Há 15 anos que não havia tão poucas casas para comprar em Portugal: no final de 2022 existiam cerca de 47.200 fogos disponíveis para mudar de donos. Mas a procura está forte
Barreira 1: o licenciamento
Entre o momento de decidir construir um imóvel e o fim da obra podem passar anos. E a burocracia prejudica, tirando vontade aos promotores imobiliários de investir.
“Os processos de licenciamento são lentos e podem ser o calcanhar de Aquiles da promoção imobiliária”, diz Bento Aires, presidente da Ordem dos Engenheiros – Região Norte (OERN).
E, por isso, deixa uma sugestão: “É preciso que as câmaras simplifiquem os processos ou comecem a desenvolver estudos prévios de licenciamento para incentivar os privados”.
Enquanto os projetos andam a deambular pelos gabinetes das autarquias, a viabilidade de um investimento pode ser fortemente comprometida. Basta ver o exemplo do último ano, onde a guerra e a inflação fizeram disparar os preços dos materiais de construção.
“O mercado trabalha em ciclos longos. Do momento em que se percebe que há falta de oferta à construção pode passar muito tempo. O maior obstáculo à atividade é a burocracia e o licenciamento”, reforça Ricardo Guimarães, diretor da Confidencial Imobiliário.
E o Estado, mesmo em causa própria, tem culpas, remata o engenheiro civil Carlos Mineiro Aires: “Na habitação que o Estado promove, é tudo feito com contratação pública. Há uma teia burocrática e litigância. Só uma adjudicação pode demorar um ano se for contestada por um dos concorrentes”.

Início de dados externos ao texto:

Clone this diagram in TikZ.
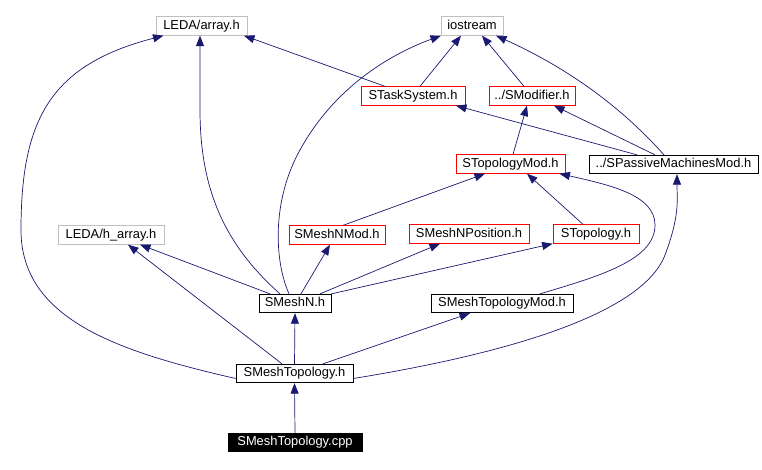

Barreira 2: a margem de lucro
Muitos dos projetos imobiliários que têm surgido nos últimos anos dirigem-se ao segmento superior ou de luxo. E há um motivo para isso: a margem de lucro é mais atrativa para os promotores imobiliários. “Se forem investidores privados, não investem no segmento médio porque a margem de lucro é pequena”, resume Carlos Mineiro Aires.
Mas, mesmo nos empreendimentos dirigidos à classe média, a procura está muito intensa. “Os que chegam ao mercado têm uma venda muito rápido. Há muitos sinais que confirmam a falta de oferta”, diz Ricardo Guimarães.
Outra pergunta: mas se há classe média à procura, com muita intensidade, porque não se constrói para esse segmento? A resposta está na barreira seguinte.
Barreira 3: o contexto de incerteza
Há vários fatores a alimentar a incerteza que se vive no setor imobiliário. A falta de mão-de-obra, aliada ao crescimento dos preços e escassez de materiais de construção, torna o custo de uma obra mais cara. “Tem havidos muitos ciclos de choques e de tensão que os investidores encaram e têm receios. A promoção imobiliária é uma atividade com risco”, insiste Ricardo Guimarães.
Mas há mais um fator que é determinante: com a subida dos juros, as regras mais apertadas da banca no financiamento e a perda de poder de compra torna-se cada vez mais difícil às famílias comprar casa. “Hoje não é certo que uma família de classe média consiga obter financiamento e comprar casa aos preços a que estão”, reforça Bento Aires.
Com este cenário de dúvida, há outro aspeto a considerar: quem tem uma casa e estava a pensar colocá-la à venda, pensa duas vezes, acabando também a encolher a oferta.
“É de esperar que os proprietários que esperavam vender o seu imóvel, nesta altura, se acanhem. Porque, em simultâneo, o rendimento e a valorização que os imoveis têm são das poucas formas seguras de combate ao efeito da inflação”, acrescenta Ricardo Guimarães.
Barreira 4: prédios pequenos
O princípio da economia de escala dita que quanto maior a produção, menor o preço médio. E, na construção de imóveis, ele também pode existir. Em Portugal, a maioria dos prédios têm poucos andares e poucos apartamentos por piso. E isso torna o investimento menos atrativo.
Ricardo Guimarães, da Confidencial Imobiliário, lembra que “em Portugal não temos uma cultura de construção em altura” e que a “densidade de construção contribui para a redução do custo de construção”. Ou seja, prédios maiores poderiam permitir habitação mais barata.
“A densificação tem de ser feita com muito cuidado, mas é certamente uma das formas de responder à necessidade de edifícios mais baratos”, conclui.